Widsom Pyramid

Renew Your Minds

“Do not conform to the pattern of this world, but be transformed by the renewing of your mind. Then you will be able to test and approve what God’s will is—his good, pleasing and perfect will.” (Romans 12:2)

 

As the shelter-in-place order drags on, and the path to reopening looks lengthy and trying, tempers are beginning to flare. Experts have different, even contradictory, opinions—and worse, every person in America has seemingly dubbed himself or herself an expert too! (A few months ago, we were all experts on impeachment proceedings; now we’re all experts in epidemiology. It’s amazing how much we can pretend to have learned with a few Google clicks!) A huge part of the problem is that no one really knows what to do. There are no good options moving forward—only less “absolutely awful” options.

 

We don’t do well with gray these days. To maintain the divisiveness and polarization our society feeds on, everything must be black or white. As Brett McCracken says in his brilliant article “Watch Your Knowledge Diet in the Covid-19 Crisis,” “‘Alternative facts’ proliferate, plenty for every side to marshal for whatever opinion they wish to perpetuate.

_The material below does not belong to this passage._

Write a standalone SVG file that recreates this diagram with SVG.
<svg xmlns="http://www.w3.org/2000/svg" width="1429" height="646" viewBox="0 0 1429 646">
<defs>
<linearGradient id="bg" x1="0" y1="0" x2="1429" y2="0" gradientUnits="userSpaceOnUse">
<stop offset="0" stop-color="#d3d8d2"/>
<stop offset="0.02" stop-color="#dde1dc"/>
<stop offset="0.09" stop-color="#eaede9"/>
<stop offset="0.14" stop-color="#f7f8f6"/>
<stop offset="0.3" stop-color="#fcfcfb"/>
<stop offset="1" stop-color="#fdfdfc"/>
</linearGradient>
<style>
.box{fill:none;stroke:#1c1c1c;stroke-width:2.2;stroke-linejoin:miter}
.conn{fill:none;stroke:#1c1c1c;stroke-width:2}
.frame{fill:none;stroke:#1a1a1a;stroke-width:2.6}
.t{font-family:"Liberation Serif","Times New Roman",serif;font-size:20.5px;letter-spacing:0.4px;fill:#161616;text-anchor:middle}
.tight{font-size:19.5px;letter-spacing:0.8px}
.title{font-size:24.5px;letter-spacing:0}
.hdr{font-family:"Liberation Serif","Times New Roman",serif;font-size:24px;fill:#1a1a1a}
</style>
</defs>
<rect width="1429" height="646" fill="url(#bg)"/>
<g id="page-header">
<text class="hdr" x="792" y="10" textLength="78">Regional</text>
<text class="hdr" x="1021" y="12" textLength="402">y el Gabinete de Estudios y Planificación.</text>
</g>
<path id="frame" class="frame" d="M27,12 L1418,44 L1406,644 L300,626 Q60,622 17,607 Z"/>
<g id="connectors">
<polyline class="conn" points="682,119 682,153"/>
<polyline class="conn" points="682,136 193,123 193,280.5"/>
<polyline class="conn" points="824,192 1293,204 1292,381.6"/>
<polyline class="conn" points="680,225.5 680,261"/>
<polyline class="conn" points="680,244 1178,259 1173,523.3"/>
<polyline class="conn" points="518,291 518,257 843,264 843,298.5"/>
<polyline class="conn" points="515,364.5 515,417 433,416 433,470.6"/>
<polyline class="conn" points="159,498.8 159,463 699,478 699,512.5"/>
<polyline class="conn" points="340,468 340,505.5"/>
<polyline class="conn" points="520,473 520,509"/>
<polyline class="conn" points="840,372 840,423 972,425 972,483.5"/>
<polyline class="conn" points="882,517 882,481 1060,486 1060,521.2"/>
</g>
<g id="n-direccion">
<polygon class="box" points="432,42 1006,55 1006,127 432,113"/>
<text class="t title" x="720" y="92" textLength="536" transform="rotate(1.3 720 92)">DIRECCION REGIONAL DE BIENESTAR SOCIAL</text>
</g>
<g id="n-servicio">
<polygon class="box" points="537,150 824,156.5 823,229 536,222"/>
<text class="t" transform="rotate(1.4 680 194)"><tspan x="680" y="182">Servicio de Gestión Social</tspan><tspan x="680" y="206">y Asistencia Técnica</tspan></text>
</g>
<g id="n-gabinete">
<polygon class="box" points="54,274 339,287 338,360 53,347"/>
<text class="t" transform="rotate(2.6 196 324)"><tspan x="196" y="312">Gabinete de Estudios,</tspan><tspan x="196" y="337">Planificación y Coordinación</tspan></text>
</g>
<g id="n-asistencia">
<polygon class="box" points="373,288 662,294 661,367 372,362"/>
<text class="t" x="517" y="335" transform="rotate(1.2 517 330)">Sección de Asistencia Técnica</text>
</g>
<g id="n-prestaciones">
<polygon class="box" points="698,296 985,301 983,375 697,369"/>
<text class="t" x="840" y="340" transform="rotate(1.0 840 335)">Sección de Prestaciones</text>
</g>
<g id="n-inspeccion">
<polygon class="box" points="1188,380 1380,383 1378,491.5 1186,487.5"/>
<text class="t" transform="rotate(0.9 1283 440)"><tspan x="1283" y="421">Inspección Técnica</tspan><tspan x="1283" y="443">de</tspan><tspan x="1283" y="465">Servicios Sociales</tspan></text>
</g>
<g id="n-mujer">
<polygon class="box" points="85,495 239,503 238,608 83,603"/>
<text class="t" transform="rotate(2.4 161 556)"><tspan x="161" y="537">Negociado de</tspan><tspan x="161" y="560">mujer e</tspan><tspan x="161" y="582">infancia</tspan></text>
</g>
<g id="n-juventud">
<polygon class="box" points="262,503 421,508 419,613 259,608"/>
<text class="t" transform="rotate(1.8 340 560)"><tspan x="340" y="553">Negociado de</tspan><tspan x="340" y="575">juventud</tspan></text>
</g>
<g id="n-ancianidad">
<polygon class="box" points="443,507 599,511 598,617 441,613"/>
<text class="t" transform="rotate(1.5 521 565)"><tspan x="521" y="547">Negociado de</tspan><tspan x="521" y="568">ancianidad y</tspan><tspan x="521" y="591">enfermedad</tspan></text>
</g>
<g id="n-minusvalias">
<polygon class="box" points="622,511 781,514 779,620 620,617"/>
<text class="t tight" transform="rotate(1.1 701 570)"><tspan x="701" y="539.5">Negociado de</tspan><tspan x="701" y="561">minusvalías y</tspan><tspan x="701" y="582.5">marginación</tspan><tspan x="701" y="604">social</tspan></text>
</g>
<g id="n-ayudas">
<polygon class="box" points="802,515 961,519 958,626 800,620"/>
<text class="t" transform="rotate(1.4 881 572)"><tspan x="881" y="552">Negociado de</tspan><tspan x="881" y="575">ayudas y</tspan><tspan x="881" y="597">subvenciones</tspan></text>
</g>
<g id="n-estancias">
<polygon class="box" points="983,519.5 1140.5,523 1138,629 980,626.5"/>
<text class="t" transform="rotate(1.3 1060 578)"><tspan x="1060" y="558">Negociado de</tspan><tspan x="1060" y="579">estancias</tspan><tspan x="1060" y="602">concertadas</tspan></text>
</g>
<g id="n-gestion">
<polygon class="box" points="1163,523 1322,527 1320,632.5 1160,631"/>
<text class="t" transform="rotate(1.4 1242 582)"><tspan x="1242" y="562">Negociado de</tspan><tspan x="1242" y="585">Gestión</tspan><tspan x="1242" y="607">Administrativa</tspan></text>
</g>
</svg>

Incessant commentary and clickbait leave our heads spinning. When something as biologically objective as a virus becomes politicized and subject to one’s own partisan interpretation, it’s obvious just how post- into the post-truth era we’ve come.”

 

How should we respond as Christians who believe truth and follow the Truth embodied in Christ himself? According to Paul, we must not “conform to the pattern of this world,” which includes relative truth, ethical utilitarianism (i.e., making sure my “side” wins at all costs), foolishly airing our own opinions, and contributing to the rancorous polarization. Instead, we must be transformed by renewing our minds, such that we can discern God’s will (on issues like when to “reopen” church).

 

I can promise you this: you will not renew your mind by steeping it in the world’s thinking. Endlessly scrolling through your social media feed or consuming partisan spin will squeeze you quite quickly into the world’s mold. Renewal, by contrast, comes through sustained reflection on God’s Word, meditating on it day and night, and allowing it to shape all our thinking—about the news, politics, and all the rest.

 

With that in mind, Brett McCracken developed the “Wisdom Pyramid,” drawing on the imagery of the Food Pyramid. I’d encourage you to consider it carefully, and to read the accompanying article, as you consider your own wisdom “diet.”

 

As you read through it, here are a few diagnostic questions to help you with your self-examination:

  1. Do you spend more time in God’s Word or on social media/watching the news each day?
  2. When you read Scripture, do you truly chew on it, or simply pass your eyes over the page?
  3. Based on your speech (and posts), are you most passionate about God’s kingdom or the affairs of this world, including ephemeral political victories and gamesmanship?

 

If the (honest) answers to those questions are not what they should be, let me encourage you to fall to your knees—right now—before a holy God in confession and repentance. Then get up, open his Word, and delight in it today, and every day hereafter.